Roob: With apologies to Kenny Rose, Quintin Mikell, Colt Anderson and Ike Reese, Maragos is the best special teams player I’ve ever seen wear an Eagles uniform. Maragos is 30 years old now, but he ceratinly showed no signs of slowing down. The Eagles did the right thing and locked him up for three more years. We probably don’t talk enough about Dave Fipp’s special teams units, but they have always been among the best in the NFL, and Maragos is one of the main reasons why. He’s one key guy the Eagles don’t have to worry about losing. 

Verdict: STAYS

Dave: Maragos is no longer a defensive player and that’s just fine because he’s an absolutely dynamic special teams player. Really. It’s incredible to watch this guy play teams and there aren’t many who do it near as well.

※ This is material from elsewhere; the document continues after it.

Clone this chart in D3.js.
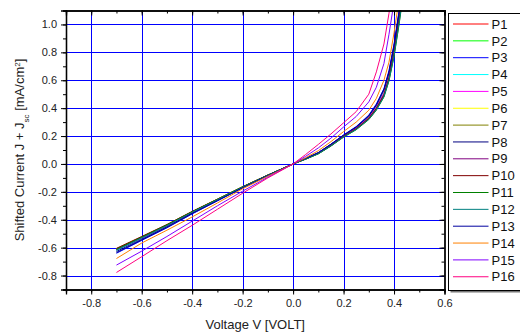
<!DOCTYPE html>
<html>
<head>
<meta charset="utf-8">
<script src="https://cdn.jsdelivr.net/npm/d3@7"></script>
<style>
  html, body { margin: 0; padding: 0; background: #fff; }
  svg { display: block; font-family: "Liberation Sans", Arial, sans-serif; }
</style>
</head>
<body>
<div id="chart"></div>
<script>
// voltage points shared by every sample (V)
const voltage = [-0.7, -0.6, -0.5, -0.4, -0.3, -0.2, -0.1, 0, 0.05, 0.1, 0.15, 0.2, 0.25, 0.3, 0.33, 0.36, 0.38, 0.40, 0.42, 0.44];

const names = ["P1", "P2", "P3", "P4", "P5", "P6", "P7", "P8", "P9", "P10", "P11", "P12", "P13", "P14", "P15", "P16"];

const colors = ["#ff0000", "#00ff00", "#0000ff", "#00ffff", "#ff00ff", "#ffff00", "#808000", "#000080",
                "#800080", "#800000", "#008000", "#008080", "#0000a0", "#ff8000", "#8000ff", "#ff0080"];

// shifted current J + Jsc (mA/cm2), one array per sample
const p1  = [-0.610, -0.526, -0.439, -0.344, -0.255, -0.165, -0.080, 0, 0.037, 0.077, 0.135, 0.200, 0.256, 0.332, 0.404, 0.503, 0.625, 0.805, 1.045, 1.305];
const p2  = [-0.614, -0.530, -0.442, -0.347, -0.257, -0.166, -0.081, 0, 0.037, 0.078, 0.136, 0.201, 0.258, 0.334, 0.407, 0.507, 0.630, 0.810, 1.050, 1.310];
const p3  = [-0.640, -0.548, -0.458, -0.358, -0.265, -0.172, -0.084, 0, 0.040, 0.082, 0.142, 0.208, 0.268, 0.350, 0.430, 0.540, 0.670, 0.860, 1.100, 1.360];
const p4  = [-0.620, -0.533, -0.444, -0.348, -0.258, -0.167, -0.081, 0, 0.038, 0.079, 0.137, 0.202, 0.259, 0.336, 0.410, 0.510, 0.635, 0.815, 1.055, 1.315];
const p5  = [-0.616, -0.531, -0.443, -0.347, -0.257, -0.166, -0.081, 0, 0.038, 0.078, 0.136, 0.201, 0.258, 0.335, 0.408, 0.508, 0.632, 0.812, 1.052, 1.312];
const p6  = [-0.609, -0.524, -0.437, -0.342, -0.253, -0.164, -0.080, 0, 0.036, 0.076, 0.133, 0.198, 0.253, 0.329, 0.400, 0.498, 0.618, 0.798, 1.038, 1.298];
const p7  = [-0.608, -0.523, -0.436, -0.342, -0.253, -0.164, -0.080, 0, 0.036, 0.075, 0.132, 0.197, 0.252, 0.327, 0.398, 0.495, 0.615, 0.795, 1.035, 1.295];
const p8  = [-0.628, -0.540, -0.450, -0.352, -0.260, -0.169, -0.082, 0, 0.039, 0.080, 0.140, 0.205, 0.263, 0.343, 0.420, 0.530, 0.655, 0.840, 1.080, 1.340];
const p9  = [-0.615, -0.529, -0.441, -0.346, -0.256, -0.166, -0.081, 0, 0.037, 0.077, 0.134, 0.199, 0.255, 0.330, 0.402, 0.500, 0.620, 0.800, 1.040, 1.300];
const p10 = [-0.605, -0.520, -0.434, -0.340, -0.252, -0.163, -0.079, 0, 0.035, 0.074, 0.130, 0.195, 0.250, 0.325, 0.395, 0.490, 0.610, 0.790, 1.030, 1.290];
const p11 = [-0.612, -0.525, -0.437, -0.343, -0.254, -0.164, -0.080, 0, 0.034, 0.072, 0.128, 0.192, 0.245, 0.318, 0.385, 0.480, 0.595, 0.770, 1.000, 1.260];
const p12 = [-0.618, -0.530, -0.442, -0.346, -0.256, -0.166, -0.081, 0, 0.035, 0.073, 0.130, 0.193, 0.247, 0.320, 0.388, 0.483, 0.600, 0.775, 1.010, 1.270];
const p13 = [-0.636, -0.545, -0.455, -0.356, -0.263, -0.171, -0.083, 0, 0.040, 0.081, 0.141, 0.206, 0.265, 0.346, 0.425, 0.535, 0.660, 0.850, 1.090, 1.350];
const p14 = [-0.678, -0.567, -0.475, -0.380, -0.280, -0.178, -0.088, 0, 0.045, 0.095, 0.160, 0.232, 0.300, 0.385, 0.470, 0.600, 0.730, 0.940, 1.180, 1.400];
const p15 = [-0.725, -0.625, -0.520, -0.410, -0.300, -0.195, -0.095, 0, 0.055, 0.115, 0.185, 0.265, 0.340, 0.445, 0.550, 0.720, 0.930, 1.160, 1.350, 1.600];
const p16 = [-0.778, -0.665, -0.550, -0.440, -0.325, -0.210, -0.100, 0, 0.068, 0.140, 0.215, 0.295, 0.375, 0.500, 0.660, 0.860, 1.080, 1.300, 1.500, 1.700];

const current = [p1, p2, p3, p4, p5, p6, p7, p8, p9, p10, p11, p12, p13, p14, p15, p16];

const xTicks = [-0.8, -0.6, -0.4, -0.2, 0.0, 0.2, 0.4, 0.6];
const yTicks = [-0.8, -0.6, -0.4, -0.2, 0.0, 0.2, 0.4, 0.6, 0.8, 1.0];

const W = 520, H = 336;
const plot = { left: 66, right: 444.5, top: 10.5, bottom: 289.5 };

const svg = d3.select("#chart").append("svg")
    .attr("width", W)
    .attr("height", H);

const x = d3.scaleLinear().domain([-0.9, 0.6]).range([plot.left, plot.right]);
const y = d3.scaleLinear().domain([-0.9, 1.1]).range([plot.bottom, plot.top]);

svg.append("defs").append("clipPath")
    .attr("id", "clip")
    .append("rect")
    .attr("x", plot.left)
    .attr("y", plot.top)
    .attr("width", plot.right - plot.left)
    .attr("height", plot.bottom - plot.top);

// blue grid
const grid = svg.append("g").attr("stroke", "#0000ff").attr("stroke-width", 1);
grid.selectAll(".gx")
    .data(xTicks.filter(d => d < 0.6))
    .join("line")
    .attr("x1", d => Math.round(x(d)) + 0.5).attr("x2", d => Math.round(x(d)) + 0.5)
    .attr("y1", plot.top).attr("y2", plot.bottom);
grid.selectAll(".gy")
    .data(yTicks)
    .join("line")
    .attr("y1", d => Math.round(y(d)) + 0.5).attr("y2", d => Math.round(y(d)) + 0.5)
    .attr("x1", plot.left).attr("x2", plot.right);

// curves
const line = d3.line()
    .x((d, i) => x(voltage[i]))
    .y(d => y(d));

svg.append("g")
    .attr("clip-path", "url(#clip)")
    .selectAll("path")
    .data(current)
    .join("path")
    .attr("fill", "none")
    .attr("stroke", (d, i) => colors[i])
    .attr("stroke-width", 1)
    .attr("stroke-linejoin", "round")
    .attr("d", line);

// axes: bottom/left ticks out, top/right ticks in
const minorX = d3.range(-0.9, 0.61, 0.1).map(v => +v.toFixed(2));
const minorY = d3.range(-0.9, 1.11, 0.1).map(v => +v.toFixed(2));
const fmt = d => d.toFixed(1);

svg.append("g")
    .attr("transform", "translate(0," + plot.bottom + ")")
    .call(d3.axisBottom(x).tickValues(minorX).tickSize(3).tickFormat(""));
svg.append("g")
    .attr("transform", "translate(0," + plot.bottom + ")")
    .call(d3.axisBottom(x).tickValues(xTicks).tickSize(5).tickPadding(5).tickFormat(fmt));

svg.append("g")
    .attr("transform", "translate(" + plot.left + ",0)")
    .call(d3.axisLeft(y).tickValues(minorY).tickSize(3).tickFormat(""));
svg.append("g")
    .attr("transform", "translate(" + plot.left + ",0)")
    .call(d3.axisLeft(y).tickValues(yTicks).tickSize(5).tickPadding(4).tickFormat(fmt));

svg.append("g")
    .attr("transform", "translate(0," + plot.top + ")")
    .call(d3.axisBottom(x).tickValues(minorX).tickSize(3).tickFormat(""));
svg.append("g")
    .attr("transform", "translate(0," + plot.top + ")")
    .call(d3.axisBottom(x).tickValues(xTicks).tickSize(5).tickFormat(""));

svg.append("g")
    .attr("transform", "translate(" + plot.right + ",0)")
    .call(d3.axisLeft(y).tickValues(minorY).tickSize(3).tickFormat(""));
svg.append("g")
    .attr("transform", "translate(" + plot.right + ",0)")
    .call(d3.axisLeft(y).tickValues(yTicks).tickSize(5).tickFormat(""));

svg.selectAll(".domain").attr("stroke", "#000").attr("stroke-width", 1.3);
svg.selectAll(".tick line").attr("stroke", "#000");
svg.selectAll(".tick text")
    .attr("fill", "#222")
    .style("font-size", "11px")
    .style("font-family", "'Liberation Sans', Arial, sans-serif");

// axis titles
svg.append("text")
    .attr("x", (plot.left + plot.right) / 2)
    .attr("y", 329)
    .attr("text-anchor", "middle")
    .attr("fill", "#222")
    .style("font-size", "13px")
    .text("Voltage V [VOLT]");

const yt = svg.append("text")
    .attr("transform", "translate(24," + ((plot.top + plot.bottom) / 2) + ") rotate(-90)")
    .attr("text-anchor", "middle")
    .attr("fill", "#222")
    .style("font-size", "13px");
yt.append("tspan").text("Shifted Current J + J");
yt.append("tspan").attr("baseline-shift", "sub").style("font-size", "8px").text("sc");
yt.append("tspan").text(" [mA/cm");
yt.append("tspan").attr("baseline-shift", "super").style("font-size", "8px").text("2");
yt.append("tspan").text("]");

// legend
const lg = { x: 448.5, y: 13.5, w: 80, h: 277, row: 16.85 };
svg.append("rect")
    .attr("x", lg.x + 2).attr("y", lg.y + 2)
    .attr("width", lg.w).attr("height", lg.h)
    .attr("fill", "#777");
svg.append("rect")
    .attr("x", lg.x).attr("y", lg.y)
    .attr("width", lg.w).attr("height", lg.h)
    .attr("fill", "#fff")
    .attr("stroke", "#000")
    .attr("stroke-width", 1);

const item = svg.append("g").selectAll("g")
    .data(names)
    .join("g")
    .attr("transform", (d, i) => "translate(0," + (lg.y + 10.5 + i * lg.row) + ")");
item.append("line")
    .attr("x1", 453).attr("x2", 488.5)
    .attr("stroke", (d, i) => colors[i])
    .attr("stroke-width", 1);
item.append("text")
    .attr("x", 491.5)
    .attr("dy", "0.36em")
    .attr("fill", "#111")
    .style("font-size", "13px")
    .text(d => d);
</script>
</body>
</html>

With a new contract, he’ll be around for a few more years and as long as he doesn’t show the signs of age, he will still be playing at a high level. 

Verdict: STAYS

Byron Marshall

Roob: Marshall, an undrafted rookie, got a chance to play late in the season with all the other injuries the Eagles’ running backs had, and he acquitted himself OK, especially in the Dallas game, where he ran 10 times for 42 yards. But the bottom line is with Ryan Mathews not likely to return and Darren Sproles a year from retirement, the Eagles really need to re-build their running back corps from the ground up. Whether there’s room for Marshall in that new-look running back corps remains to be seen. Marshall did enough to earn a look in training camp, but the practice squad remains his most likely landing spot. 

Verdict: GOES

Dave: Marshall, the undrafted running back from Oregon, got a chance to play toward the end of the season and did some nice things. He’s a shifty running back, so fans really seem to like him. Heck, everyone enjoys watching him play. But it took him all year to get a chance and the team doesn’t seem too high on him. He’ll be with the team during training camp but probably not on the roster after that.